Streamstown man recalls near-death tractor accident

The last Thursday in October marked a special anniversary for Dan Lynam of Streamstown: the 20th anniversary of the day he didn't die.

At 9am on October 27 1997, the cord from Dan's anorak got entangled in the PTO (power take off) shaft of his tractor.

Within seconds, it spun Dan off his feet, whipped him up and over to the other side, leaving him with excruciating injuries from which he took two years to recover.

But miraculously, he did not die.

The man with him at the time – Declan Weston - reacted swiftly and managed to reach in and shut down the power – just in time.

“My head was going between the drawbar of the slurry tanker and the PTO shaft,” says Dan, who had been holding his nine-year old son Davidl's hand as the accident began.

“My head hit the lift arm and all my clothes were taken off me,” Dan recalls.

Even his underwear went; all that remained was the elastic off his underpants.

The two admit that the incident must also have been traumatic for David, who one minute was holding his father's hand, and an instant later watching him pulled violently across the PTO shaft.

Word was sent to the house to tell Carmel to call an ambulance, and Declan got Dan into a car and up to the Lynam home.

“The ambulance came and brought me to hospital, and I was put in intensive care in Tullamore,” says Dan.

Remarkably, he never lost consciousness, although once in the hospital he got sick and his heart actually stopped briefly.

For Carmel, learning of the accident was like history repeating itself. Just four years earlier in April 1993, her brother, Pat King of Rosemount had died in a tractor accident.

That day marked the start of a long slog back to good health – and on Dan's wife Carmel, then working as a primary school teacher, fell the responsibility trying to keep the farm running. It meant going out each evening after school, with the older children, and following through on the directions given by Dan.

“That was the hardest part for me: sitting here and knowing Carmel and the kids were out trying to clean out cattle at 11pm at night,” Dan says.

“I was never really into farming,” Carmel admits, explaining that this was largely new territory for her – but as a self-employed farmer, for Dan there was no sick pay; and an insurance policy they had only paid compensation in the case of loss of limb, something that, thankfully, Dan had been spared.

“I had multiple breaks in my left knee – that took three operations; I had friction burns; I was left with a deformed arm – it's still deformed today; I had head injuries from my head hitting the lift arm,” says Dan.

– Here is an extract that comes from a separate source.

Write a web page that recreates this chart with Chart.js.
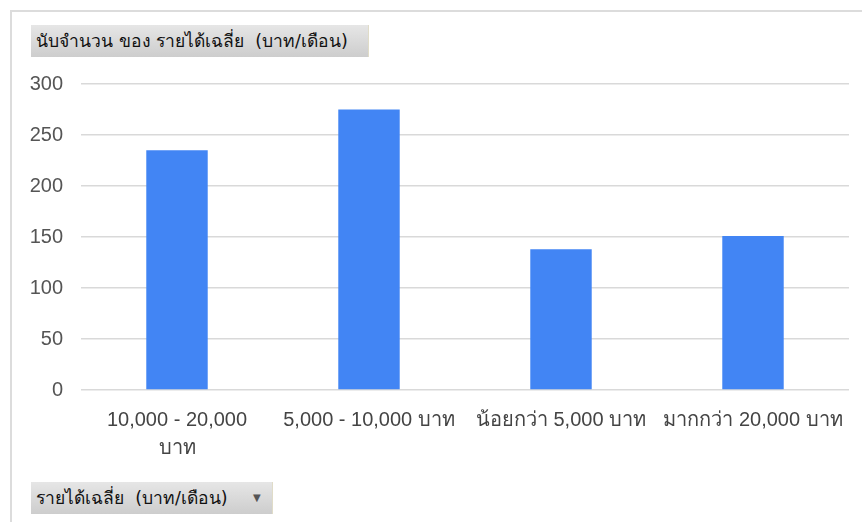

He was fortunate that with him when the freak accident happened was Declan Weston from Co Laois, who had previously worked on the Lynam farm, and who had returned just to give Dan a hand with slurry spreading. Dan and Carmel two still credit Declan's speedy reaction with saving Dan from death.

“Only for Declan's quick thinking, Dan would not be here to tell the tale,” says Carmel.

Thankfully, Dan was able gradually to return to farming, and twenty years on, his sons Donal and David have both followed him into farming, Donal at the home farm and David, who is also a part-time builder, on a farm at Tyrrellspass. Dan and Carmel also are parents to Niamh, who works in IT; Aoife, who works in Day's Bazaar, and Patricia, a landscape architect.

Dan, who farmed all his life, in July became national treasurer of the ICSA, the oldest farm association in the country.

“Farm safety is foremost in ICSA's minds, and particularly in my mind, and as national treasurer, I will be promoting it strongly,” says Dan.